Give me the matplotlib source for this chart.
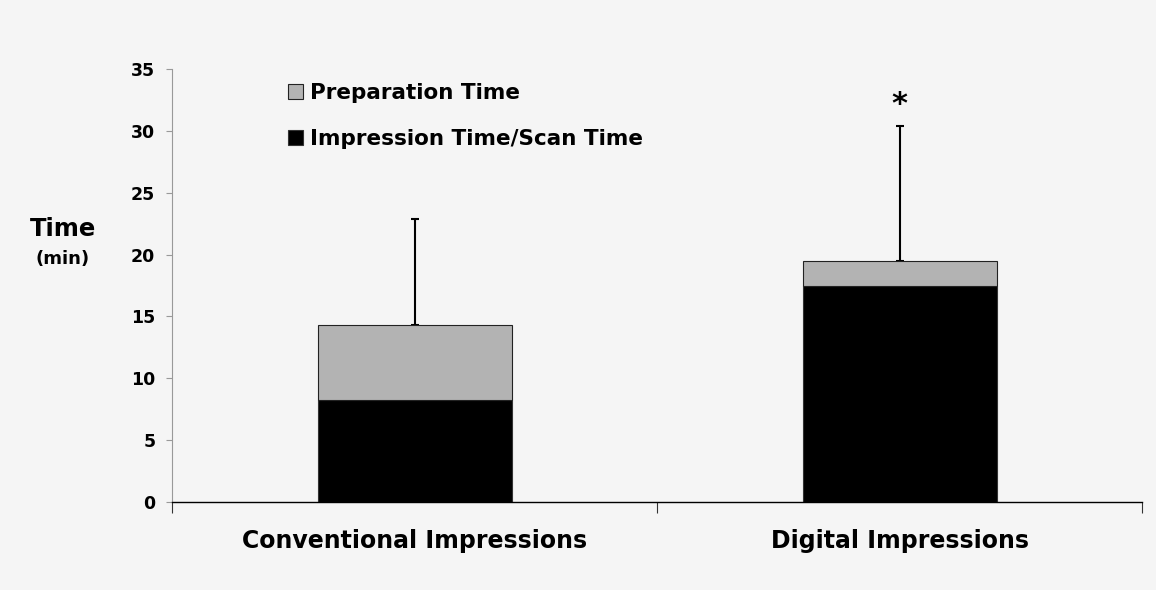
import numpy as np
import matplotlib.pyplot as plt

# values (minutes)
categories = ["Conventional Impressions", "Digital Impressions"]
impression_time = [8.25, 17.45]
preparation_time = [6.1, 2.0]
sd_upper = [8.5, 10.95]

plt.rcParams['font.family'] = ['DejaVu Sans']
plt.rcParams['font.weight'] = 'bold'

bg = "#f5f5f5"
fig = plt.figure(figsize=(11.56, 5.9), dpi=100, facecolor=bg)
ax = fig.add_axes([0.1488, 0.149, 0.8392, 0.734], facecolor=bg)

x = np.arange(len(categories))
totals = np.array(impression_time) + np.array(preparation_time)

ax.bar(x, impression_time, width=0.4, color="black", edgecolor="#333333", linewidth=0.8,
       label="Impression Time/Scan Time", zorder=2)
ax.bar(x, preparation_time, bottom=impression_time, width=0.4, color="#b3b3b3",
       edgecolor="#222222", linewidth=0.8, label="Preparation Time", zorder=2)
ax.errorbar(x, totals, yerr=[np.zeros(len(x)), sd_upper], fmt="none", ecolor="black",
            elinewidth=1.5, capsize=3, capthick=1.5, zorder=1)

# significance marker
ax.text(x[1], totals[1] + sd_upper[1] + 0.6, "*", ha="center", va="bottom", fontsize=22)

ax.set_xlim(-0.5, 1.5)
ax.set_ylim(0, 35)
ax.set_yticks(range(0, 36, 5))
ax.set_xticks([-0.5, 0.5, 1.5])
ax.set_xticklabels([])
ax.tick_params(axis="x", direction="out", length=8, width=0.8, color="#333333")
ax.tick_params(axis="y", direction="out", length=4, width=0.8, color="#999999",
               labelsize=12.5, pad=8)
for lbl in ax.get_yticklabels():
    lbl.set_fontweight("bold")

for i, c in enumerate(categories):
    ax.text(x[i], -2.2, c, ha="center", va="top", fontsize=17, fontweight="bold")

ax.spines["top"].set_visible(False)
ax.spines["right"].set_visible(False)
ax.spines["left"].set_color("#999999")
ax.spines["left"].set_linewidth(0.8)
ax.spines["bottom"].set_color("black")
ax.spines["bottom"].set_linewidth(1.0)

fig.text(0.0545, 0.612, "Time", ha="center", va="center", fontsize=17.5, fontweight="bold")
fig.text(0.0545, 0.561, "(min)", ha="center", va="center", fontsize=13, fontweight="bold")

handles, labels = ax.get_legend_handles_labels()
leg = ax.legend(handles[::-1], labels[::-1], loc="upper left", bbox_to_anchor=(0.1, 1.012),
                frameon=False, fontsize=15.5, handlelength=0.7, handleheight=0.7,
                handletextpad=0.3, labelspacing=1.2)
for t in leg.get_texts():
    t.set_fontweight("bold")

fig.savefig("out.png", dpi=100, facecolor=bg)
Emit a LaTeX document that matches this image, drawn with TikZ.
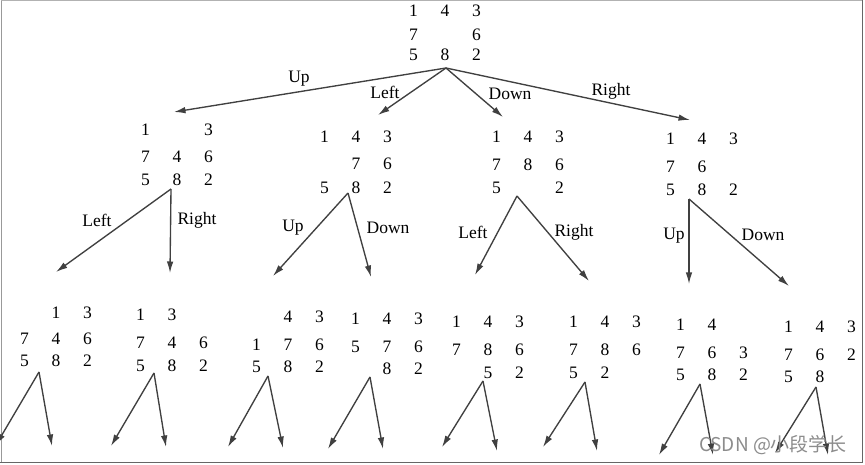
\documentclass[tikz,border=0pt]{standalone}
\usepackage{fontspec}
\setmainfont{Liberation Serif}
\newfontfamily\cjk{Noto Sans CJK SC}
\usetikzlibrary{arrows.meta}
\newcommand\prow[3]{\hbox{\makebox[31.5pt]{#1}\makebox[31.5pt]{#2}\makebox[31.5pt]{#3}\vphantom{0}}}
\newcommand\pz[8]{\node[puzzle] (#1) at (#2,#3-6) {\vbox{\offinterlineskip\prow#6\vskip\dimexpr#4pt-11.8pt\relax\prow#7\vskip\dimexpr#5pt-11.8pt\relax\prow#8}};}
\tikzset{
  puzzle/.style={anchor=north, inner sep=0pt, text=black, font=\fontsize{17.5}{20}\selectfont},
  mv/.style={draw=black!75, line width=1.35pt, -{Latex[length=11.5pt,width=6.5pt]}},
  lbl/.style={inner sep=0pt, text=black, font=\fontsize{17.5}{20}\selectfont},
}
\begin{document}
\begin{tikzpicture}[x=1pt,y=-1pt]
\useasboundingbox (0,0) rectangle (865,465);
\fill[white] (0,0) rectangle (865,465);
\clip (0,0) rectangle (865,465);
% frame
\draw[black!30, line width=1pt] (1,1) -- (862,1);
\draw[black!40, line width=1pt] (1,1) -- (1,462);
\draw[black!60, line width=1.8pt] (862.5,0) -- (862.5,463.3);
\draw[black!60, line width=1.8pt] (0,462.5) -- (863.3,462.5);
% states
\pz{root}{445}{11}{24}{20}{{1}{4}{3}}{{7}{}{6}}{{5}{8}{2}}
\pz{A}{177}{130}{27}{23}{{1}{}{3}}{{7}{4}{6}}{{5}{8}{2}}
\pz{B}{356}{137}{27}{24}{{1}{4}{3}}{{}{7}{6}}{{5}{8}{2}}
\pz{C}{528}{137}{28}{23}{{1}{4}{3}}{{7}{8}{6}}{{5}{}{2}}
\pz{D}{702}{139}{28}{23}{{1}{4}{3}}{{7}{6}{}}{{5}{8}{2}}
\pz{A1}{56}{313}{26}{22}{{}{1}{3}}{{7}{4}{6}}{{5}{8}{2}}
\pz{A2}{172}{315}{28}{23}{{1}{3}{}}{{7}{4}{6}}{{5}{8}{2}}
\pz{B1}{288}{317}{28}{22}{{}{4}{3}}{{1}{7}{6}}{{5}{8}{2}}
\pz{B2}{387}{319}{28}{22}{{1}{4}{3}}{{5}{7}{6}}{{}{8}{2}}
\pz{C1}{488}{322}{28}{23}{{1}{4}{3}}{{7}{8}{6}}{{}{5}{2}}
\pz{C2}{605}{322}{28}{23}{{1}{4}{3}}{{7}{8}{6}}{{5}{2}{}}
\pz{D1}{712}{325}{28}{22}{{1}{4}{}}{{7}{6}{3}}{{5}{8}{2}}
\pz{D2}{820}{327}{28}{22}{{1}{4}{3}}{{7}{6}{2}}{{5}{8}{}}
% arrow origins and tips
\coordinate (root-o) at (446,68);
\coordinate (root-u) at (174,112);
\coordinate (root-l) at (378,115);
\coordinate (root-d) at (503,117);
\coordinate (root-r) at (690,120);
\coordinate (A-o) at (171,189);
\coordinate (A-l) at (56,272);
\coordinate (A-r) at (170,273);
\coordinate (B-o) at (348,193);
\coordinate (B-u) at (273,276);
\coordinate (B-d) at (371,277);
\coordinate (C-o) at (517,196);
\coordinate (C-l) at (475,275);
\coordinate (C-r) at (589,281);
\coordinate (D-o) at (689,199);
\coordinate (D-u) at (689,284);
\coordinate (D-d) at (789,286);
\coordinate (A1-o) at (39,372);
\coordinate (A1-a) at (-4,445);
\coordinate (A1-b) at (52,446);
\coordinate (A2-o) at (154,373);
\coordinate (A2-a) at (111,446);
\coordinate (A2-b) at (166,447);
\coordinate (B1-o) at (268,376);
\coordinate (B1-a) at (228,447);
\coordinate (B1-b) at (283,448);
\coordinate (B2-o) at (370,377);
\coordinate (B2-a) at (328,449);
\coordinate (B2-b) at (383,449);
\coordinate (C1-o) at (483,381);
\coordinate (C1-a) at (442,447);
\coordinate (C1-b) at (497,451);
\coordinate (C2-o) at (585,382);
\coordinate (C2-a) at (543,447);
\coordinate (C2-b) at (597,451);
\coordinate (D1-o) at (700,384);
\coordinate (D1-a) at (659,455);
\coordinate (D1-b) at (713,455);
\coordinate (D2-o) at (816,387);
\coordinate (D2-a) at (775,453);
\coordinate (D2-b) at (828,455);
% connectors
\foreach \s/\t in {root/u,root/l,root/d,root/r,A/l,A/r,B/u,B/d,C/l,C/r,D/u,D/d}
  \draw[mv] (\s-o) -- (\s-\t);
\foreach \s in {A1,A2,B1,B2,C1,C2,D1,D2}{
  \draw[mv] (\s-o) -- (\s-a);
  \draw[mv] (\s-o) -- (\s-b);
}
% labels
\node[lbl] (lu) at (299,79) {Up};
\node[lbl] (ll) at (385,92) {Left};
\node[lbl] (ld) at (510,94) {Down};
\node[lbl] (lr) at (611,91) {Right};
\node[lbl] (Al) at (97,220) {Left};
\node[lbl] (Ar) at (197,220) {Right};
\node[lbl] (Bu) at (293,228) {Up};
\node[lbl] (Bd) at (388,228) {Down};
\node[lbl] (Cl) at (473,232) {Left};
\node[lbl] (Cr) at (574,232) {Right};
\node[lbl] (Du) at (674,236) {Up};
\node[lbl] (Dd) at (763,235) {Down};
% watermark
\node[inner sep=0pt, text=black!45, font=\cjk\fontsize{19}{22}\selectfont] (wm) at (773,445) {CSDN @小段学长};
\end{tikzpicture}
\end{document}
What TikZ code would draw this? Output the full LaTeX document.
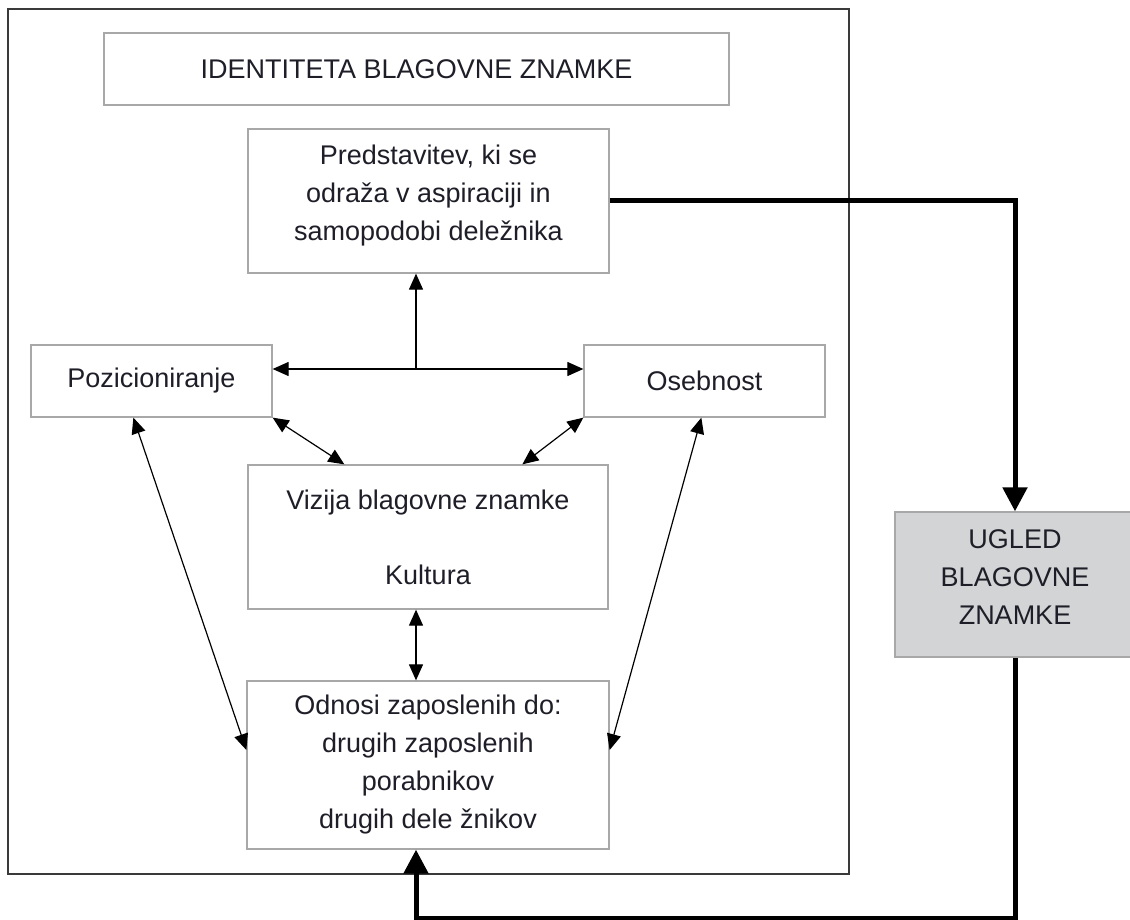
\documentclass[tikz,border=0pt]{standalone}
\usepackage{fontspec}
\setmainfont{Liberation Sans}
\usetikzlibrary{arrows.meta,calc}
\definecolor{boxgray}{HTML}{A8A8A8}
\definecolor{framegray}{HTML}{3A3A3A}
\definecolor{ugfill}{HTML}{D3D4D6}
\definecolor{txt}{HTML}{1E1E28}
\begin{document}
\begin{tikzpicture}[x=1pt,y=-1pt,
  box/.style={draw=boxgray,line width=1.3pt,fill=white,align=center,inner sep=0pt,
    text=txt,font=\fontsize{27}{38}\selectfont},
  link/.style={line width=1.2pt,>={Triangle[length=16pt,width=14pt]}},
  heavy/.style={line width=5pt,line join=miter,>={Triangle[length=24pt,width=24pt]}}]
\useasboundingbox (0,0) rectangle (1130,920);
\node[draw=framegray,line width=1.6pt,minimum width=841pt,minimum height=865pt,inner sep=0pt] (frame) at (428.5,441.5) {};
\node[box,minimum width=625pt,minimum height=72pt] (title) at (416.5,69) {IDENTITETA BLAGOVNE ZNAMKE};
\node[box,minimum width=361pt,minimum height=144pt,text depth=16pt] (pred) at (428.5,201) {Predstavitev, ki se\\odraža v aspiraciji in\\samopodobi deležnika};
\node[box,minimum width=241pt,minimum height=72pt] (poz) at (151.5,381) {Pozicioniranje};
\node[box,minimum width=241pt,minimum height=72pt] (oseb) at (704.5,381) {Osebnost};
\node[box,minimum width=360pt,minimum height=144pt] (viz) at (428,537) {Vizija blagovne znamke\\[37pt]Kultura};
\node[box,minimum width=362pt,minimum height=168pt] (odn) at (428,765) {Odnosi zaposlenih do:\\drugih zaposlenih\\porabnikov\\drugih dele žnikov};
\node[box,fill=ugfill,draw=boxgray,minimum width=240pt,minimum height=145pt,text depth=15pt] (ugled) at (1015,584.5) {UGLED\\BLAGOVNE\\ZNAMKE};
\coordinate (hy) at (416,369);
\coordinate (by) at (0,918);
\draw[link,<->] (poz.east |- hy) -- (oseb.west |- hy);
\draw[link,->] (hy) -- (hy |- pred.south);
\draw[link,<->] (hy |- viz.south) -- (hy |- odn.north);
\draw[link,<->] (poz.south east) -- ($(viz.north west)+(97,0)$);
\draw[link,<->] (oseb.south west) -- ($(viz.north west)+(275,0)$);
\draw[link,<->] ($(poz.south west)+(103,0)$) -- ($(odn.west)+(0,-15)$);
\draw[link,<->] ($(oseb.south west)+(118,0)$) -- ($(odn.east)+(0,-15)$);
\draw[heavy,->] (pred.east) -| (ugled.north);
\draw[heavy,->] (ugled.south) -- (ugled.south |- by) -- (hy |- by) -- (hy |- odn.south);
\end{tikzpicture}
\end{document}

Problem to solve: Exactly reproduce the run of lines from the start of the listing through the line with "import matplotlib.pyplot as plt", inclusive; pictures are not copied.

Answer to the task:
Give me the matplotlib source for this chart.
import numpy as np
import matplotlib.pyplot as plt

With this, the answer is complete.